STORED DATA:
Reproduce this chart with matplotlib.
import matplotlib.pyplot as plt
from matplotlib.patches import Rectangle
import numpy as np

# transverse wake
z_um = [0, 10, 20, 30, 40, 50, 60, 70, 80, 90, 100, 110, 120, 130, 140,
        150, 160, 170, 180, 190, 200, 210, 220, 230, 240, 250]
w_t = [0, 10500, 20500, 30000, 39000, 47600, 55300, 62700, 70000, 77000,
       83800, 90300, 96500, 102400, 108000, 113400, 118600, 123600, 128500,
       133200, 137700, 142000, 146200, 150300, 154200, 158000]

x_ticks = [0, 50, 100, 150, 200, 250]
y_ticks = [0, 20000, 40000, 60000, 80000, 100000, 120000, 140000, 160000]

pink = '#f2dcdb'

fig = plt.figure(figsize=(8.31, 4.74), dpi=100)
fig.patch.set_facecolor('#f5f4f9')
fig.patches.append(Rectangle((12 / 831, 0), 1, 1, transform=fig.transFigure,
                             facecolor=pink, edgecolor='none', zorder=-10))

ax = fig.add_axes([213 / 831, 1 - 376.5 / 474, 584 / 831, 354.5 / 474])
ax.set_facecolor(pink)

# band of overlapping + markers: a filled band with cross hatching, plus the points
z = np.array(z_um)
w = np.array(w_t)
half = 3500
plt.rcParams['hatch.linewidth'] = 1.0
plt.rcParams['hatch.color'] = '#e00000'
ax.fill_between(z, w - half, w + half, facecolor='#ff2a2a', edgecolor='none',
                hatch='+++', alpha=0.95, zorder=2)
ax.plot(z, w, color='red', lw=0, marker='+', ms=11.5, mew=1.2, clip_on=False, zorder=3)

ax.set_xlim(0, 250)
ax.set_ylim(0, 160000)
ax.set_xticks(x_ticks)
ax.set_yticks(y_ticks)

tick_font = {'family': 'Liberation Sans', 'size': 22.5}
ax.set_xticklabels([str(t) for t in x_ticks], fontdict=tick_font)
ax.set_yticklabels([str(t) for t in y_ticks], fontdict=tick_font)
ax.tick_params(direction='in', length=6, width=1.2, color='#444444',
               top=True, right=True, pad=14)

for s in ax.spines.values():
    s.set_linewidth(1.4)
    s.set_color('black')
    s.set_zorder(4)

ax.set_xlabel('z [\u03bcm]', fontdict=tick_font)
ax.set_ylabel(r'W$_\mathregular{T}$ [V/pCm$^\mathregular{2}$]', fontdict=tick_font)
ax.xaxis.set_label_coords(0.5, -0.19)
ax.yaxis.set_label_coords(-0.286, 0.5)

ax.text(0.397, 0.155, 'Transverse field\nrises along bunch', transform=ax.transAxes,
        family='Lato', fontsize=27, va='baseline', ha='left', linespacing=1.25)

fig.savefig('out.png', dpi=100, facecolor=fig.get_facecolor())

TASK BRIEF:
Copy out only the lines running from the beginning of the data to the line with "pink = '#f2dcdb'", both ends included.

THE RESPONSE:
Reproduce this chart with matplotlib.
import matplotlib.pyplot as plt
from matplotlib.patches import Rectangle
import numpy as np

# transverse wake
z_um = [0, 10, 20, 30, 40, 50, 60, 70, 80, 90, 100, 110, 120, 130, 140,
        150, 160, 170, 180, 190, 200, 210, 220, 230, 240, 250]
w_t = [0, 10500, 20500, 30000, 39000, 47600, 55300, 62700, 70000, 77000,
       83800, 90300, 96500, 102400, 108000, 113400, 118600, 123600, 128500,
       133200, 137700, 142000, 146200, 150300, 154200, 158000]

x_ticks = [0, 50, 100, 150, 200, 250]
y_ticks = [0, 20000, 40000, 60000, 80000, 100000, 120000, 140000, 160000]

pink = '#f2dcdb'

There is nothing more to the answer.